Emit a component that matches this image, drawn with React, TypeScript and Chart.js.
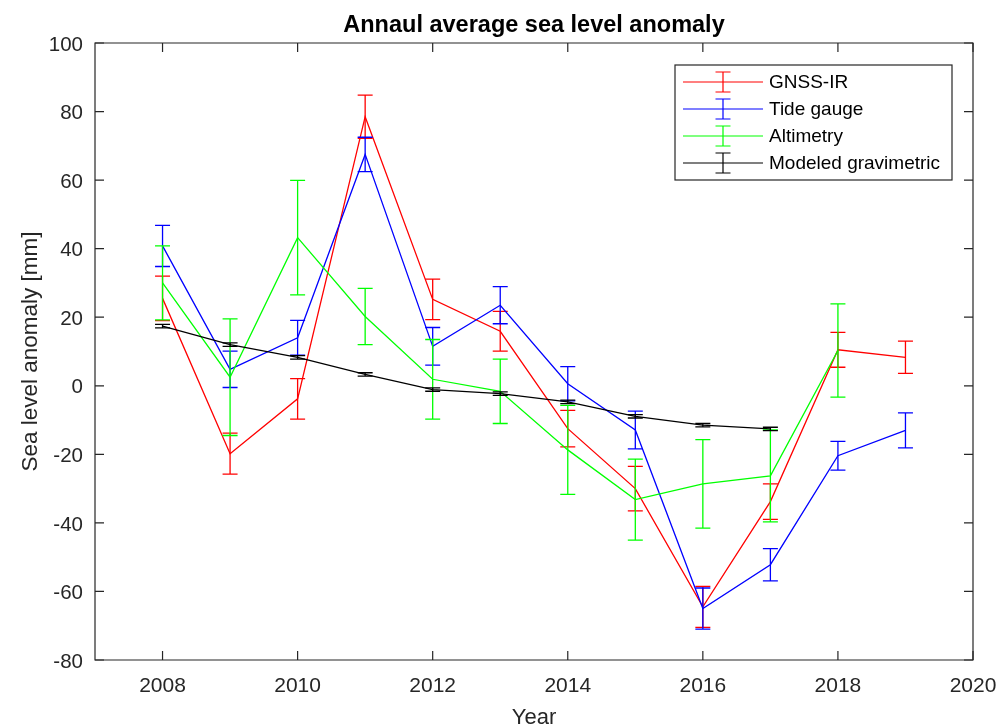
import React, { useEffect, useRef } from "react";
import { Chart, registerables } from "chart.js";

Chart.register(...registerables);

// ---- data ----
const years = [2008, 2009, 2010, 2011, 2012, 2013, 2014, 2015, 2016, 2017, 2018, 2019];

const gnssValues = [25.5, -19.8, -3.8, 78.5, 25.2, 15.9, -12.5, -30.0, -64.5, -33.8, 10.5, 8.3];
const gnssErrors = [6.5, 6.0, 5.9, 6.3, 5.9, 5.8, 5.3, 6.5, 6.0, 5.2, 5.1, 4.7];

const tideValues = [40.8, 4.8, 14.0, 67.5, 11.5, 23.5, 0.6, -12.9, -65.0, -52.2, -20.4, -13.0];
const tideErrors = [6.0, 5.3, 5.1, 5.0, 5.5, 5.4, 5.0, 5.5, 6.0, 4.7, 4.2, 5.1];

const altValues = [30.0, 2.5, 43.2, 20.2, 1.9, -1.6, -18.7, -33.2, -28.6, -26.3, 10.3];
const altErrors = [10.8, 17.0, 16.7, 8.2, 11.6, 9.4, 13.0, 11.8, 12.9, 13.4, 13.6];

const gravValues = [17.4, 12.0, 8.3, 3.3, -1.1, -2.3, -4.7, -8.9, -11.5, -12.6];
const gravErrors = [0.5, 0.5, 0.5, 0.5, 0.5, 0.5, 0.5, 0.5, 0.5, 0.5];

const seriesLabels = ["GNSS-IR", "Tide gauge", "Altimetry", "Modeled gravimetric"];
const seriesColors = ["#ff0000", "#0000ff", "#00ff00", "#000000"];

const xTickValues = [2008, 2010, 2012, 2014, 2016, 2018, 2020];
const yTickValues = [-80, -60, -40, -20, 0, 20, 40, 60, 80, 100];

const titleText = "Annaul average sea level anomaly";
const xTitle = "Year";
const yTitle = "Sea level anomaly [mm]";

const FONT = "'Liberation Sans', Arial, Helvetica, sans-serif";
const AXIS_COLOR = "#262626";
const CAP = 7.5;

const errorBarPlugin = {
  id: "errorBars",
  afterDatasetDraw(chart: any, args: any) {
    const ds = chart.data.datasets[args.index];
    const errs: number[] = ds.errors || [];
    const xs = chart.scales.x;
    const ys = chart.scales.y;
    const ctx = chart.ctx;
    ctx.save();
    ctx.strokeStyle = ds.borderColor;
    ctx.lineWidth = 1.3;
    ds.data.forEach((p: any, i: number) => {
      const e = errs[i];
      if (e == null) return;
      const px = xs.getPixelForValue(p.x);
      const yTop = ys.getPixelForValue(p.y + e);
      const yBot = ys.getPixelForValue(p.y - e);
      ctx.beginPath();
      ctx.moveTo(px, yTop);
      ctx.lineTo(px, yBot);
      ctx.moveTo(px - CAP, yTop);
      ctx.lineTo(px + CAP, yTop);
      ctx.moveTo(px - CAP, yBot);
      ctx.lineTo(px + CAP, yBot);
      ctx.stroke();
    });
    ctx.restore();
  },
};

const framePlugin = {
  id: "frame",
  afterDraw(chart: any) {
    const { ctx, chartArea } = chart;
    const { left, right, top, bottom } = chartArea;
    const xs = chart.scales.x;
    const ys = chart.scales.y;
    ctx.save();
    ctx.strokeStyle = AXIS_COLOR;
    ctx.lineWidth = 1.2;
    ctx.beginPath();
    ctx.rect(left, top, right - left, bottom - top);
    ctx.stroke();
    const tl = 9;
    ctx.beginPath();
    xTickValues.forEach((v) => {
      const px = xs.getPixelForValue(v);
      ctx.moveTo(px, bottom);
      ctx.lineTo(px, bottom - tl);
      ctx.moveTo(px, top);
      ctx.lineTo(px, top + tl);
    });
    yTickValues.forEach((v) => {
      const py = ys.getPixelForValue(v);
      ctx.moveTo(left, py);
      ctx.lineTo(left + tl, py);
      ctx.moveTo(right, py);
      ctx.lineTo(right - tl, py);
    });
    ctx.stroke();

    // legend
    const boxRight = right - 21;
    const boxLeft = boxRight - 277;
    const boxTop = top + 22;
    const boxBottom = boxTop + 115;
    ctx.fillStyle = "#ffffff";
    ctx.fillRect(boxLeft, boxTop, boxRight - boxLeft, boxBottom - boxTop);
    ctx.lineWidth = 1.2;
    ctx.strokeStyle = AXIS_COLOR;
    ctx.strokeRect(boxLeft, boxTop, boxRight - boxLeft, boxBottom - boxTop);
    ctx.font = `19px ${FONT}`;
    ctx.textBaseline = "middle";
    ctx.textAlign = "left";
    seriesLabels.forEach((label, i) => {
      const y = boxTop + 17 + i * 27;
      ctx.strokeStyle = seriesColors[i];
      ctx.beginPath();
      ctx.moveTo(boxLeft + 8, y);
      ctx.lineTo(boxLeft + 88, y);
      const gx = boxLeft + 48;
      ctx.moveTo(gx, y - 10);
      ctx.lineTo(gx, y + 10);
      ctx.moveTo(gx - CAP, y - 10);
      ctx.lineTo(gx + CAP, y - 10);
      ctx.moveTo(gx - CAP, y + 10);
      ctx.lineTo(gx + CAP, y + 10);
      ctx.stroke();
      ctx.fillStyle = "#000000";
      ctx.fillText(label, boxLeft + 94, y + 1);
    });
    ctx.restore();
  },
};

function makeSeries(values: number[], errors: number[], idx: number, order: number) {
  return {
    label: seriesLabels[idx],
    data: values.map((v, i) => ({ x: years[i], y: v })),
    errors,
    borderColor: seriesColors[idx],
    backgroundColor: seriesColors[idx],
    borderWidth: 1.3,
    pointRadius: 0,
    tension: 0,
    order,
  };
}

export default function App() {
  const canvasRef = useRef<HTMLCanvasElement | null>(null);

  useEffect(() => {
    if (!canvasRef.current) return;
    const chart = new Chart(canvasRef.current, {
      type: "line",
      data: {
        datasets: [
          makeSeries(gnssValues, gnssErrors, 0, 3),
          makeSeries(tideValues, tideErrors, 1, 2),
          makeSeries(altValues, altErrors, 2, 1),
          makeSeries(gravValues, gravErrors, 3, 0),
        ] as any,
      },
      options: {
        responsive: false,
        animation: false,
        devicePixelRatio: 1,
        layout: { padding: { left: 0, right: 35, top: 0, bottom: 0 } },
        plugins: {
          legend: { display: false },
          tooltip: { enabled: false },
          title: {
            display: true,
            text: titleText,
            fullSize: false,
            color: "#000000",
            font: { family: FONT, size: 23.5, weight: "bold", lineHeight: 1.2 },
            padding: { top: 11, bottom: 3.8 },
          },
        },
        scales: {
          x: {
            type: "linear",
            min: 2007,
            max: 2020,
            grid: { display: false },
            border: { display: false },
            afterBuildTicks: (s: any) => {
              s.ticks = xTickValues.map((v) => ({ value: v }));
            },
            afterFit: (s: any) => {
              s.height = 67;
            },
            ticks: {
              color: AXIS_COLOR,
              font: { family: FONT, size: 21 },
              padding: 6,
              maxRotation: 0,
              autoSkip: false,
              callback: (v: any) => String(v),
            },
            title: {
              display: true,
              text: xTitle,
              color: AXIS_COLOR,
              font: { family: FONT, size: 22, lineHeight: 0.85 },
              padding: { top: 0, bottom: 0 },
            },
          },
          y: {
            type: "linear",
            min: -80,
            max: 100,
            grid: { display: false },
            border: { display: false },
            afterBuildTicks: (s: any) => {
              s.ticks = yTickValues.map((v) => ({ value: v }));
            },
            afterFit: (s: any) => {
              s.width = 95;
            },
            ticks: {
              color: AXIS_COLOR,
              font: { family: FONT, size: 20.5 },
              padding: 4,
              labelOffset: 2,
              autoSkip: false,
              callback: (v: any) => String(v),
            },
            title: {
              display: true,
              text: yTitle,
              color: AXIS_COLOR,
              font: { family: FONT, size: 22.5, lineHeight: 1.2 },
              padding: { top: 17, bottom: 0 },
            },
          },
        },
      },
      plugins: [errorBarPlugin, framePlugin],
    });
    return () => chart.destroy();
  }, []);

  return (
    <div style={{ position: "absolute", left: 0, top: 0, width: 1008, height: 727, background: "#ffffff" }}>
      <canvas ref={canvasRef} width={1008} height={727} style={{ width: 1008, height: 727, display: "block" }} />
    </div>
  );
}
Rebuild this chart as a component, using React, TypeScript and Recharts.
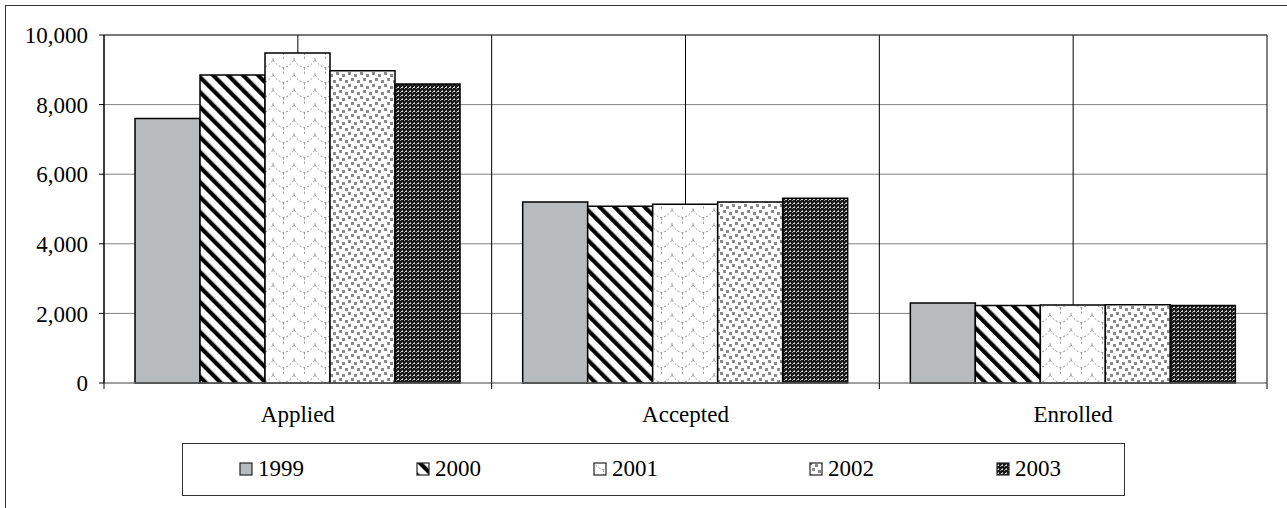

-*-*-

Problem statement: Copy nothing past the line containing "2017, 2018, 2019];": reproduce every line from the start of the records up to it, skipping pictures.

Answer to this problem:
Emit a component that matches this image, drawn with React, TypeScript and Chart.js.
import React, { useEffect, useRef } from "react";
import { Chart, registerables } from "chart.js";

Chart.register(...registerables);

// ---- data ----
const years = [2008, 2009, 2010, 2011, 2012, 2013, 2014, 2015, 2016, 2017, 2018, 2019];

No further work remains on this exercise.